==== Supplied information
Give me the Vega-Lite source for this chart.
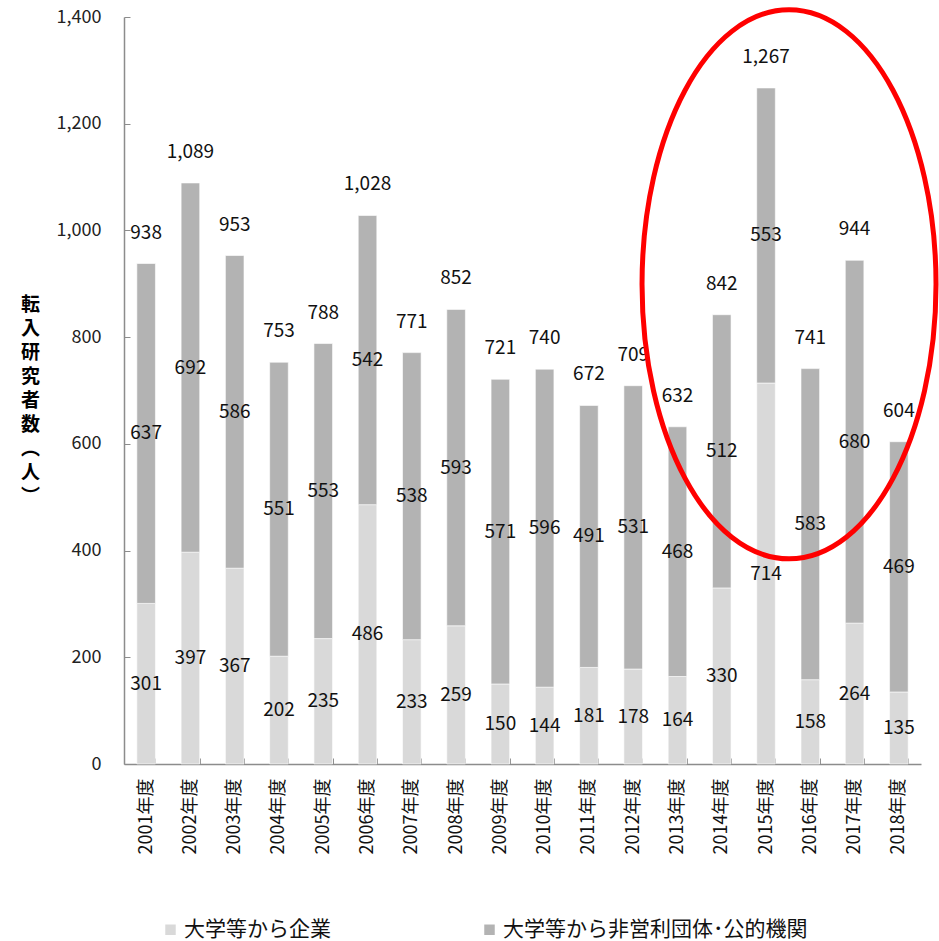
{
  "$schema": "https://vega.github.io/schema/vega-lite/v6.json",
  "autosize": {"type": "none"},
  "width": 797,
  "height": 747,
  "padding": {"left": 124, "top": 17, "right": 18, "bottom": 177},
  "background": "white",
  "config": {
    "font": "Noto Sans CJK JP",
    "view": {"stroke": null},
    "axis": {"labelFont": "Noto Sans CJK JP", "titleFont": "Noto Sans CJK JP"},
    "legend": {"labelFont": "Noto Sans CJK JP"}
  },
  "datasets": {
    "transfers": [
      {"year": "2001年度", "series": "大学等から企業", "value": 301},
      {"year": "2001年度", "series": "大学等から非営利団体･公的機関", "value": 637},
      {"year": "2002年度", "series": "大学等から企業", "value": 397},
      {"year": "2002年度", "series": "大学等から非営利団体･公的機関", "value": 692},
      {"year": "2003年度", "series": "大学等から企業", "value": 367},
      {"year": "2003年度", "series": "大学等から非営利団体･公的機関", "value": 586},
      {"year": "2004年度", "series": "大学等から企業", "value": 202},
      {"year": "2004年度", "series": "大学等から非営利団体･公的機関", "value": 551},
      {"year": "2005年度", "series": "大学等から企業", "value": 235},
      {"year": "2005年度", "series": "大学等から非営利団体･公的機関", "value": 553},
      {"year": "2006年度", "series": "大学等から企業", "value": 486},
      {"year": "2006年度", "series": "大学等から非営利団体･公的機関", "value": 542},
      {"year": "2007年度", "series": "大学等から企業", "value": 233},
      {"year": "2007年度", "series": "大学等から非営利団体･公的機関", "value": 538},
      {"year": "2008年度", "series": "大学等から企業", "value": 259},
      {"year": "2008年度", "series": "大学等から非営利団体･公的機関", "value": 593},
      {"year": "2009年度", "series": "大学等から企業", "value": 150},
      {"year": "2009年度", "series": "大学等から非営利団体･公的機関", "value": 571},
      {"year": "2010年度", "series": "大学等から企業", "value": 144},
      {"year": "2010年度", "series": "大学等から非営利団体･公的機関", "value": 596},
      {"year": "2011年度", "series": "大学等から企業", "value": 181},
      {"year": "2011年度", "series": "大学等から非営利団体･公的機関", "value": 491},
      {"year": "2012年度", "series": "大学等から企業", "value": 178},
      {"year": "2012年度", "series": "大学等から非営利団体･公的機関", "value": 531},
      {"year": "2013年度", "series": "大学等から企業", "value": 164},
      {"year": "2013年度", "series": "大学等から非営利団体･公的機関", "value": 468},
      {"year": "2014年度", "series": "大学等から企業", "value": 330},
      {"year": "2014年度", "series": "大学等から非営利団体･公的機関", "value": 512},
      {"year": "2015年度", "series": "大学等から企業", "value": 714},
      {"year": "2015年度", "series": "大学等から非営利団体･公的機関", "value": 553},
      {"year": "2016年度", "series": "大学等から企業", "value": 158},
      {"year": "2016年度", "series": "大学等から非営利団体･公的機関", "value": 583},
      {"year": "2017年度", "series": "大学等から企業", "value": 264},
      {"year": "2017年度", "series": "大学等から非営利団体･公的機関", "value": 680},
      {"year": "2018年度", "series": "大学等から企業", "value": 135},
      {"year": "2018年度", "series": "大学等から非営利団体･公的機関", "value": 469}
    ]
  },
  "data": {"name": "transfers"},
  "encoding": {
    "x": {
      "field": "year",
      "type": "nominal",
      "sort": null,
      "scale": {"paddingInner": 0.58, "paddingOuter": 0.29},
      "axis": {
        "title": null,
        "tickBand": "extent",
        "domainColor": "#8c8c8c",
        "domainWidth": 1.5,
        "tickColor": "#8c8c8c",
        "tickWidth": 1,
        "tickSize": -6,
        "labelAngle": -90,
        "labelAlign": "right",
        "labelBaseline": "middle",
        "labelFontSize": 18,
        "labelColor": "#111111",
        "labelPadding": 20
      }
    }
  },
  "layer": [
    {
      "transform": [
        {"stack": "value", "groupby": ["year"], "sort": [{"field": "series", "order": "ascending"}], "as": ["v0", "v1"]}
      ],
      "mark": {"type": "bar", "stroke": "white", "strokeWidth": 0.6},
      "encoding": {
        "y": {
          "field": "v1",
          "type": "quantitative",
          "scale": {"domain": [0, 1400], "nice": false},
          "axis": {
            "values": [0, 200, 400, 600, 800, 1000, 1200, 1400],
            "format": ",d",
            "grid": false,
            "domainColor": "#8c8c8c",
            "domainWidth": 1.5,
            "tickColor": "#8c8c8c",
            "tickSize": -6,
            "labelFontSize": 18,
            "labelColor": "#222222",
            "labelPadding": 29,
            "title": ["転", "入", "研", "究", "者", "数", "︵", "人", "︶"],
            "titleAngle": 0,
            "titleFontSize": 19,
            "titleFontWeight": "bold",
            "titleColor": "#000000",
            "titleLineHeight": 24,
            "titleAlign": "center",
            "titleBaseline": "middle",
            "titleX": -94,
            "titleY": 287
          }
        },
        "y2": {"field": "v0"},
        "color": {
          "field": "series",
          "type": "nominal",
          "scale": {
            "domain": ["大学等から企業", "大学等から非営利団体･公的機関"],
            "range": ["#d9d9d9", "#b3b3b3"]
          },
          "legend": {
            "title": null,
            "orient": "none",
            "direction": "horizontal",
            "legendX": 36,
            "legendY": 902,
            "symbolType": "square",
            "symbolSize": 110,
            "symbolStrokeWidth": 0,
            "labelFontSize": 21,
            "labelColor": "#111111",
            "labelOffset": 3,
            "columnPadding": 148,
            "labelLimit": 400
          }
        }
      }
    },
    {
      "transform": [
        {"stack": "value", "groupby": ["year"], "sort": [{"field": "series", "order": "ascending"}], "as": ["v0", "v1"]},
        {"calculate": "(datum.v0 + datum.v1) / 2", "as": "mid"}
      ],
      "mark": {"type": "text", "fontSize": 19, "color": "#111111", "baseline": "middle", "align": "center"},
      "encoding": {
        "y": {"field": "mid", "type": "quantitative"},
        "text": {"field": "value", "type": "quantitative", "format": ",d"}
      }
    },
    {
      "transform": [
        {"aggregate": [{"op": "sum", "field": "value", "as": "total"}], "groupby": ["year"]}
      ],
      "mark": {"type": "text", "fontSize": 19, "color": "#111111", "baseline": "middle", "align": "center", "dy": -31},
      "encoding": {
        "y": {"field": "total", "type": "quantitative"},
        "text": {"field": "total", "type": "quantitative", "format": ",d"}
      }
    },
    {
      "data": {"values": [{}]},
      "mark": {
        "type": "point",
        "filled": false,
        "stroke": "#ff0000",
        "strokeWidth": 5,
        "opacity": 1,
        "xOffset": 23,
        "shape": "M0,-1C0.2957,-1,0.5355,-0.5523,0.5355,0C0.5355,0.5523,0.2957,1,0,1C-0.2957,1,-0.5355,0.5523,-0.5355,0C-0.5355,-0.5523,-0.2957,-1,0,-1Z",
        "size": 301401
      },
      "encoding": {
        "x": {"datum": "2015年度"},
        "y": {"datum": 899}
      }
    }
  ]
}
========
The task -
Quote the material word for word, dropping any images it holds.

Task output -
Give me the Vega-Lite source for this chart.
{
  "$schema": "https://vega.github.io/schema/vega-lite/v6.json",
  "autosize": {"type": "none"},
  "width": 797,
  "height": 747,
  "padding": {"left": 124, "top": 17, "right": 18, "bottom": 177},
  "background": "white",
  "config": {
    "font": "Noto Sans CJK JP",
    "view": {"stroke": null},
    "axis": {"labelFont": "Noto Sans CJK JP", "titleFont": "Noto Sans CJK JP"},
    "legend": {"labelFont": "Noto Sans CJK JP"}
  },
  "datasets": {
    "transfers": [
      {"year": "2001年度", "series": "大学等から企業", "value": 301},
      {"year": "2001年度", "series": "大学等から非営利団体･公的機関", "value": 637},
      {"year": "2002年度", "series": "大学等から企業", "value": 397},
      {"year": "2002年度", "series": "大学等から非営利団体･公的機関", "value": 692},
      {"year": "2003年度", "series": "大学等から企業", "value": 367},
      {"year": "2003年度", "series": "大学等から非営利団体･公的機関", "value": 586},
      {"year": "2004年度", "series": "大学等から企業", "value": 202},
      {"year": "2004年度", "series": "大学等から非営利団体･公的機関", "value": 551},
      {"year": "2005年度", "series": "大学等から企業", "value": 235},
      {"year": "2005年度", "series": "大学等から非営利団体･公的機関", "value": 553},
      {"year": "2006年度", "series": "大学等から企業", "value": 486},
      {"year": "2006年度", "series": "大学等から非営利団体･公的機関", "value": 542},
      {"year": "2007年度", "series": "大学等から企業", "value": 233},
      {"year": "2007年度", "series": "大学等から非営利団体･公的機関", "value": 538},
      {"year": "2008年度", "series": "大学等から企業", "value": 259},
      {"year": "2008年度", "series": "大学等から非営利団体･公的機関", "value": 593},
      {"year": "2009年度", "series": "大学等から企業", "value": 150},
      {"year": "2009年度", "series": "大学等から非営利団体･公的機関", "value": 571},
      {"year": "2010年度", "series": "大学等から企業", "value": 144},
      {"year": "2010年度", "series": "大学等から非営利団体･公的機関", "value": 596},
      {"year": "2011年度", "series": "大学等から企業", "value": 181},
      {"year": "2011年度", "series": "大学等から非営利団体･公的機関", "value": 491},
      {"year": "2012年度", "series": "大学等から企業", "value": 178},
      {"year": "2012年度", "series": "大学等から非営利団体･公的機関", "value": 531},
      {"year": "2013年度", "series": "大学等から企業", "value": 164},
      {"year": "2013年度", "series": "大学等から非営利団体･公的機関", "value": 468},
      {"year": "2014年度", "series": "大学等から企業", "value": 330},
      {"year": "2014年度", "series": "大学等から非営利団体･公的機関", "value": 512},
      {"year": "2015年度", "series": "大学等から企業", "value": 714},
      {"year": "2015年度", "series": "大学等から非営利団体･公的機関", "value": 553},
      {"year": "2016年度", "series": "大学等から企業", "value": 158},
      {"year": "2016年度", "series": "大学等から非営利団体･公的機関", "value": 583},
      {"year": "2017年度", "series": "大学等から企業", "value": 264},
      {"year": "2017年度", "series": "大学等から非営利団体･公的機関", "value": 680},
      {"year": "2018年度", "series": "大学等から企業", "value": 135},
      {"year": "2018年度", "series": "大学等から非営利団体･公的機関", "value": 469}
    ]
  },
  "data": {"name": "transfers"},
  "encoding": {
    "x": {
      "field": "year",
      "type": "nominal",
      "sort": null,
      "scale": {"paddingInner": 0.58, "paddingOuter": 0.29},
      "axis": {
        "title": null,
        "tickBand": "extent",
        "domainColor": "#8c8c8c",
        "domainWidth": 1.5,
        "tickColor": "#8c8c8c",
        "tickWidth": 1,
        "tickSize": -6,
        "labelAngle": -90,
        "labelAlign": "right",
        "labelBaseline": "middle",
        "labelFontSize": 18,
        "labelColor": "#111111",
        "labelPadding": 20
      }
    }
  },
  "layer": [
    {
      "transform": [
        {"stack": "value", "groupby": ["year"], "sort": [{"field": "series", "order": "ascending"}], "as": ["v0", "v1"]}
      ],
      "mark": {"type": "bar", "stroke": "white", "strokeWidth": 0.6},
      "encoding": {
        "y": {
          "field": "v1",
          "type": "quantitative",
          "scale": {"domain": [0, 1400], "nice": false},
          "axis": {
            "values": [0, 200, 400, 600, 800, 1000, 1200, 1400],
            "format": ",d",
            "grid": false,
            "domainColor": "#8c8c8c",
            "domainWidth": 1.5,
            "tickColor": "#8c8c8c",
            "tickSize": -6,
            "labelFontSize": 18,
            "labelColor": "#222222",
            "labelPadding": 29,
            "title": ["転", "入", "研", "究", "者", "数", "︵", "人", "︶"],
            "titleAngle": 0,
            "titleFontSize": 19,
            "titleFontWeight": "bold",
            "titleColor": "#000000",
            "titleLineHeight": 24,
            "titleAlign": "center",
            "titleBaseline": "middle",
            "titleX": -94,
            "titleY": 287
          }
        },
        "y2": {"field": "v0"},
        "color": {
          "field": "series",
          "type": "nominal",
          "scale": {
            "domain": ["大学等から企業", "大学等から非営利団体･公的機関"],
            "range": ["#d9d9d9", "#b3b3b3"]
          },
          "legend": {
            "title": null,
            "orient": "none",
            "direction": "horizontal",
            "legendX": 36,
            "legendY": 902,
            "symbolType": "square",
            "symbolSize": 110,
            "symbolStrokeWidth": 0,
            "labelFontSize": 21,
            "labelColor": "#111111",
            "labelOffset": 3,
            "columnPadding": 148,
            "labelLimit": 400
          }
        }
      }
    },
    {
      "transform": [
        {"stack": "value", "groupby": ["year"], "sort": [{"field": "series", "order": "ascending"}], "as": ["v0", "v1"]},
        {"calculate": "(datum.v0 + datum.v1) / 2", "as": "mid"}
      ],
      "mark": {"type": "text", "fontSize": 19, "color": "#111111", "baseline": "middle", "align": "center"},
      "encoding": {
        "y": {"field": "mid", "type": "quantitative"},
        "text": {"field": "value", "type": "quantitative", "format": ",d"}
      }
    },
    {
      "transform": [
        {"aggregate": [{"op": "sum", "field": "value", "as": "total"}], "groupby": ["year"]}
      ],
      "mark": {"type": "text", "fontSize": 19, "color": "#111111", "baseline": "middle", "align": "center", "dy": -31},
      "encoding": {
        "y": {"field": "total", "type": "quantitative"},
        "text": {"field": "total", "type": "quantitative", "format": ",d"}
      }
    },
    {
      "data": {"values": [{}]},
      "mark": {
        "type": "point",
        "filled": false,
        "stroke": "#ff0000",
        "strokeWidth": 5,
        "opacity": 1,
        "xOffset": 23,
        "shape": "M0,-1C0.2957,-1,0.5355,-0.5523,0.5355,0C0.5355,0.5523,0.2957,1,0,1C-0.2957,1,-0.5355,0.5523,-0.5355,0C-0.5355,-0.5523,-0.2957,-1,0,-1Z",
        "size": 301401
      },
      "encoding": {
        "x": {"datum": "2015年度"},
        "y": {"datum": 899}
      }
    }
  ]
}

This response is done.